The 57-year-old former model also told the show that she wrote about the assault in her 2002 autobiography, No Lifeguard on Duty: The Accidental Life of the World's First Supermodel, but that Cosby and his lawyers pressured her and the publisher to remove the details.

Dickinson 'lying about Bill Cosby'

Bill Cosby's lawyer insists that Janice Dickinson is making it all up.

Model and TV host Janice Dickinson is adding her name to the women who have accused comic Bill Cosby of sexual assault. (The Associated Press)
"Janice [Dickinson's] story accusing Bill Cosby of rape is a complete lie," Marty Singer said in a statement Wednesday to NBC affiliate WCAU-TV.

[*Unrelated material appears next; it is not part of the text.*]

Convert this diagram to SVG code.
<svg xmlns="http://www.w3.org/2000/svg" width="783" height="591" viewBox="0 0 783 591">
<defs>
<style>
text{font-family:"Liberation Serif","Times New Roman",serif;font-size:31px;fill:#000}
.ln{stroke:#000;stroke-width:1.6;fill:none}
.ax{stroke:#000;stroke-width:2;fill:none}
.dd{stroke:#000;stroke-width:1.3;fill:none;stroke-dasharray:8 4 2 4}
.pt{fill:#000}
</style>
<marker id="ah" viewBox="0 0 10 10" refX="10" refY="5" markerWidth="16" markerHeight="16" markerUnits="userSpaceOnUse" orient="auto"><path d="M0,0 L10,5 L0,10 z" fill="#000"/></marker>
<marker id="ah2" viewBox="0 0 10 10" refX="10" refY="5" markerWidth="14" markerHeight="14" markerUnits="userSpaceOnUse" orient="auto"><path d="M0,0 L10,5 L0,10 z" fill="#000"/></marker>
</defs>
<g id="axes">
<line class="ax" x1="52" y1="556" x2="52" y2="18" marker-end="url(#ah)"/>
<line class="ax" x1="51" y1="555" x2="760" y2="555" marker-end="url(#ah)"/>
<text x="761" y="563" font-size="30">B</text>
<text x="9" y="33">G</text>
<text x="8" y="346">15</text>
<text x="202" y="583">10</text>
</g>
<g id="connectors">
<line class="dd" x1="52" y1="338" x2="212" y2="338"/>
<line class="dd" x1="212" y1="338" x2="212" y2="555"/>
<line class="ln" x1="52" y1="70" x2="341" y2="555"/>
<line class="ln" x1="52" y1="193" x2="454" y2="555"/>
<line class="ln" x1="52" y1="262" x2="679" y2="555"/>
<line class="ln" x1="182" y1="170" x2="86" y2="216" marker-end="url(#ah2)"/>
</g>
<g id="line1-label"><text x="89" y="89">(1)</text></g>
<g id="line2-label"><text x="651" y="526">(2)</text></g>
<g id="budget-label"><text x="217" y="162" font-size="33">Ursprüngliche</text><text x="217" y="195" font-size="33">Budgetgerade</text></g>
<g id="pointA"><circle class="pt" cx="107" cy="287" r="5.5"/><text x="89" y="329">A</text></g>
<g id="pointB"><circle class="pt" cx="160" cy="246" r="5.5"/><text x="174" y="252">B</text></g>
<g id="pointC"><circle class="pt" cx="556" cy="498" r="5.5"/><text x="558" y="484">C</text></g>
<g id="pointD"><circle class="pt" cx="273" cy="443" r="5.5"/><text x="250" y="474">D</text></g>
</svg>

"There is documentary proof that Janice Dickinson is fabricating and lying about Bill Cosby." 

"The only story she gave 12 years ago in her autobiography as well as her interview with the media was that she refused to sleep with Mr. Cosby and he blew her off," he said.  "You can confirm with Harper Collins that she never claimed Mr. Cosby raped her, that no attorney representing Bill Cosby tried to kill the story (since there was no such story) and no one tried to prevent anything she wanted to say about Bill Cosby in her book."

In the memoir, Dickinson described stopping herself at his hotel room door when he invited her in after dinner, claiming exhaustion.

"After all I've done for you, that's what I get? 'I'm exhausted,'' Dickinson quoted Cosby as saying. He then "gave me the dirtiest, meanest look in the world, stepped into his suite, and slammed the door in my face," she wrote.

Spiralling scandal 

Cosby, 77, who was never criminally charged in any case, settled a civil suit in 2006 with another woman over an alleged incident two years before.

Attention to the legendary entertainer's past flared suddenly in recent weeks after another comic, Hannibal Buress, called Cosby a "rapist" during a Philadelphia performance. Two other women have emerged as accusers, including Barbara Bowman, who wrote an online Washington Post piece.

Cosby himself has remained silent, and his lawyer, John P. Schmitt, issued a statement Sunday saying his client would not dignify "decade-old, discredited" claims of sexual abuse with a response. Schmitt later exempted the 2006 civil case from the blanket statement.